In this example, the company would debit (increase in asset account)$30,000 for the machine, credit (decrease in asset account)$5,000 in the cash account, and credit (increase in liabilities) $25,000 in a bank loan ‘accounts payable’ account. The total debit balance of $30,000 matches the total credit balance of $30,000.

This is a complex journal entry because the entry posts two credit entries. However, you can see that the balance sheet equation remains equal:

Assets - Liabilities = Equity
+$25,000 - $25,000 = $0

The company gains $30,000 in assets from the machine but loses $5,000 in assets from cash. This means assets are now $25,000. Liabilities are also worth $25,000, which, in this case, comes in the form of a bank loan. So, $25,000 minus $25,000 equals $0. The balance sheet equation is correct. In short, the accounting equation as explained here is:

Assets = Liabilities + equity Thus, both liabilities and equity show how the business’s assets are financed.
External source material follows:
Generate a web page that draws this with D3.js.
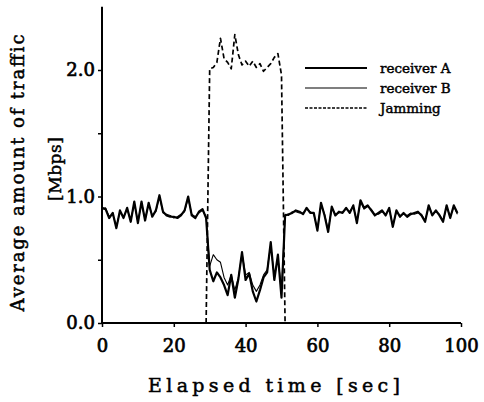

Verify your books with a trial balance

At any point in time, an accountant can produce a trial balance, which is a listing of each general ledger account and its current balance. The total debits and credits on the trial balance will be equal to one another. Accountants frequently review the trial balance to verify that they posted journal entries correctly within the general ledger, as well as to correct any errors.

At the end of each month and year, accountants post adjusting entries to the trial balance and use the adjusted trial balance to generate financial statements. Accounting software provides controls to ensure your trial balance is accurate. The software will ensure that the total dollar amount of debits equals the credit balance and that each account balance is in your trial balance report.

Using double entry accounting to ensure accurate record-keeping

As you can see, the entire accounting process starts with double entry bookkeeping. Whether you do your own bookkeeping with small business bookkeeping software or hire a bookkeeper, understanding this critical accounting concept is essential for the success of your small business.

If you’ve previously used a single entry accounting system, you may be wondering how to go about switching to a double entry system. Most modern accounting software has double entry concepts already built-in.

Business owners who have previously operated on a single entry accounting system will want to make the switch to a double entry accounting system as soon as possible. As your business grows, so too will the complexity of your finances. Implementing a double entry accounting system will allow you to put your financial statements to better use so that you can measure your financial health and spot errors quickly.

Can accounting software make a difference?

For a sole proprietorship, single entry accounting can be sufficient, but if you expect your business to keep growing, it’s a good idea to master double entry accounting now. Double entry accounting will allow you to have a deeper understanding of your company’s financial health, quickly catch accounting mistakes, and share a snapshot of your business with investors. With the help of accounting software, double entry accounting becomes even simpler.